◆ **Problem to work on**
Extract word for word the lines of the listing from its start to the line holding "LineChart, XAxis, YAxis", both ends kept; pictures are not part of the copy.

◆ **Dataset section**
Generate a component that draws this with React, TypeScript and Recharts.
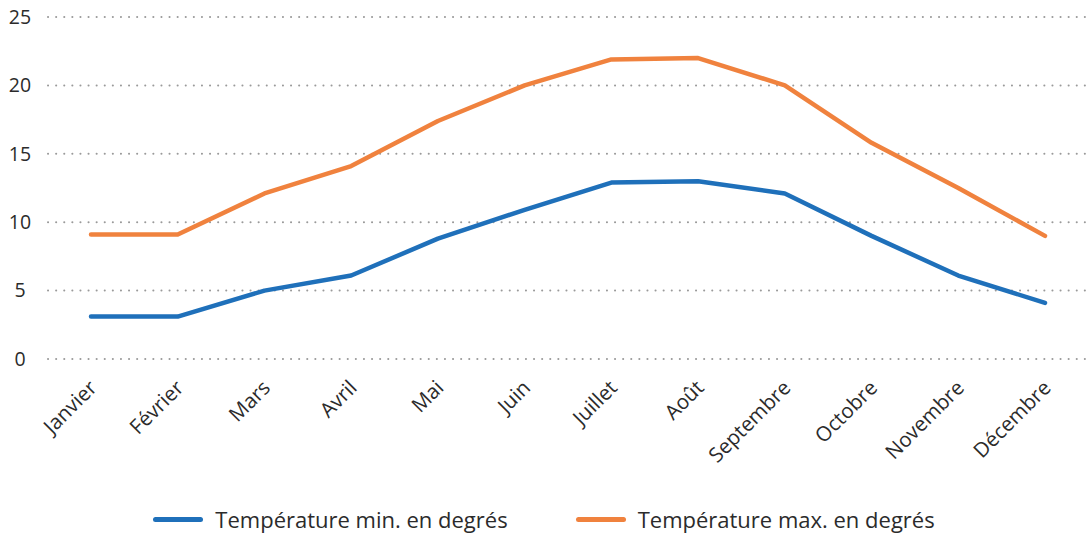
import { CartesianGrid, Legend, Line, LineChart, XAxis, YAxis } from "recharts";

const months = [
  "Janvier",
  "Février",
  "Mars",
  "Avril",
  "Mai",
  "Juin",
  "Juillet",
  "Août",
  "Septembre",
  "Octobre",
  "Novembre",
  "Décembre",
];
const minTemps = [3.1, 3.1, 5, 6.1, 8.8, 10.9, 12.9, 13, 12.1, 9, 6.1, 4.1];
const maxTemps = [9.1, 9.1, 12.1, 14.1, 17.4, 20, 21.9, 22, 20, 15.8, 12.5, 9];
const yTicks = [0, 5, 10, 15, 20, 25];

const MIN_LABEL = "Température min. en degrés";
const MAX_LABEL = "Température max. en degrés";

const BLUE = "#1f70ba";
const ORANGE = "#f0823e";
const FONT = "'Open Sans', 'Noto Sans', sans-serif";

const data = months.map((m, i) => ({ month: m, min: minTemps[i], max: maxTemps[i] }));

function MonthTick({ x, y, payload }: any) {
  return (
    <g transform={`translate(${x + 2},${y + 17})`}>
      <text
        textAnchor="end"
        transform="rotate(-45)"
        fill="#2b2b2b"
        fontSize={20.5}
        fontFamily={FONT}
        dy="0.35em"
      >
        {payload.value}
      </text>
    </g>
  );
}

function ValueTick({ y, payload }: any) {
  return (
    <text x={20} y={y} dy="0.35em" textAnchor="middle" fill="#2b2b2b" fontSize={19.5} fontFamily={FONT}>
      {payload.value}
    </text>
  );
}

function BottomLegend() {
  const item = (color: string, label: string) => (
    <div style={{ display: "flex", alignItems: "center", gap: 12 }}>
      <div style={{ width: 50, height: 5, borderRadius: 3, background: color }} />
      <span style={{ fontSize: 22, color: "#2b2b2b", fontFamily: FONT }}>{label}</span>
    </div>
  );
  return (
    <div
      style={{
        height: 44,
        boxSizing: "border-box",
        paddingTop: 16,
        display: "flex",
        justifyContent: "center",
        alignItems: "center",
        gap: 68,
      }}
    >
      {item(BLUE, MIN_LABEL)}
      {item(ORANGE, MAX_LABEL)}
    </div>
  );
}

export default function App() {
  return (
    <div style={{ width: 1088, height: 533, background: "#fff" }}>
      <style>{`body{margin:0}`}</style>
      <LineChart width={1088} height={533} data={data} margin={{ top: 17, right: 0, bottom: 0, left: 0 }}>
        <CartesianGrid
          horizontal
          vertical={false}
          stroke="#9a9a9a"
          strokeWidth={2}
          strokeDasharray="0.1 8"
          strokeLinecap="round"
        />
        <XAxis
          dataKey="month"
          axisLine={false}
          tickLine={false}
          interval={0}
          height={130}
          padding={{ left: 43, right: 43 }}
          tick={<MonthTick />}
        />
        <YAxis
          domain={[0, 25]}
          ticks={yTicks}
          axisLine={false}
          tickLine={false}
          width={48}
          tick={<ValueTick />}
        />
        <Legend verticalAlign="bottom" content={<BottomLegend />} />
        <Line
          type="linear"
          dataKey="min"
          name={MIN_LABEL}
          stroke={BLUE}
          strokeWidth={4.5}
          strokeLinecap="round"
          strokeLinejoin="round"
          dot={false}
          activeDot={false}
          isAnimationActive={false}
        />
        <Line
          type="linear"
          dataKey="max"
          name={MAX_LABEL}
          stroke={ORANGE}
          strokeWidth={4.5}
          strokeLinecap="round"
          strokeLinejoin="round"
          dot={false}
          activeDot={false}
          isAnimationActive={false}
        />
      </LineChart>
    </div>
  );
}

◆ **The answer**
Generate a component that draws this with React, TypeScript and Recharts.
import { CartesianGrid, Legend, Line, LineChart, XAxis, YAxis } from "recharts";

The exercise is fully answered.